I defeated my girlfriend forthwith. Then he wanted to gamble.

I said “I never gamble. Ever.”

“Oh com’on play me for a drink at least.”

“I never gamble. Ever. If you need a drink I’ll buy you one.” says I.

“Grumble..grumble…”.

Winner breaks. I sank two spots on the break and ran the entire table + 8-Ball. Leaving the guy from Brooklyn without a single shot. The thing is I made probably three astounding shots in the process because I’m a lousy pool player but a good shooter. He was noticeably perturbed. Nobody ever watches pool games in this place. I got a round of applause.

“One more!”…loudly.

“Well she gets to play the winner. Next game maybe.”

“Grumble grumble…”

I purposely defeated my girlfriend again. For the 2nd act I broke and ran five balls first turn. Then came his first shot of the night. He flubbed an easy chance into the side and I ran out the game. He had exactly one shot over two games. Hahahaha! Everybody in that bar has treated me like a hero since.

I bought him a drink! To his credit, and perhaps a little bit to mine, just as he had come bulling into the bar he stopped everything by pronouncing with equal bombast that “This man is a fucking fantastic pool player. He kicked my ass.”, and humbly shook my hand.

Brooklyn indeed!

I am a professional musician by trade and well-known in places I inhabit. One night I was in the middle of a game against a very capable player who wore a black pool glove. We occasionally bumped into each other and had a go as this night.

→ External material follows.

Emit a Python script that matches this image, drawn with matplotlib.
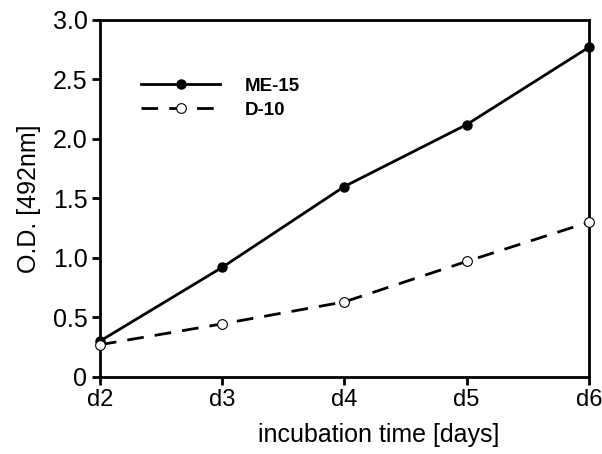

He pulled a perfect snooker blocking my shot at the 8-ball to win by hiding the cue-ball behind his balls. A critical challenging shot remained for me.

Suddenly a stranger walks quickly right up to me at the table just as I’m about to shoot. Causing me to stop mid-motion.

He blurts out “You’re that really great singer! I’ve been wanting to meet you! I saw you at the blah blah blah…!!” A rudely delivered compliment is  a strange creature. I was mildly annoyed.

“Excuse me! Just a second”, I said managing to cut him off. “I’ve got a shot to take here.” He fell back and silent.

The guy I was playing who wore the glove was a black-haired 6-foot Swiss who also wore black tailored clothes, an impressive Zorro kinda figure. He thought he had me and I was afraid he was right. It was a tense moment even though neither of us really gave a serious shit who won or lost.

I jumped the cue-ball perfectly over his balls, nearly the length of the table, and the 8-ball rocketed right into the called pocket. The gloved-one shrank to about 5 feet 6. Truth be told the Swiss was a waaay superior pool player to me. I am only a shooter.

The unwelcome intruder was shocked beyond either of us. He stood for a minute with his jaw agape. He turned out to be a not-so-good musician, and also a friend. He would often tell people about that pool shot and the first time he met me, as if I wasn’t standing there.

*A “pool player”controls the position of cue-ball, the white ball, so that he rarely must take a difficult shot. A “pool shooter” takes difficult shots all the time because the cue-ball is out of position. A great shooter consistently makes those hard shots.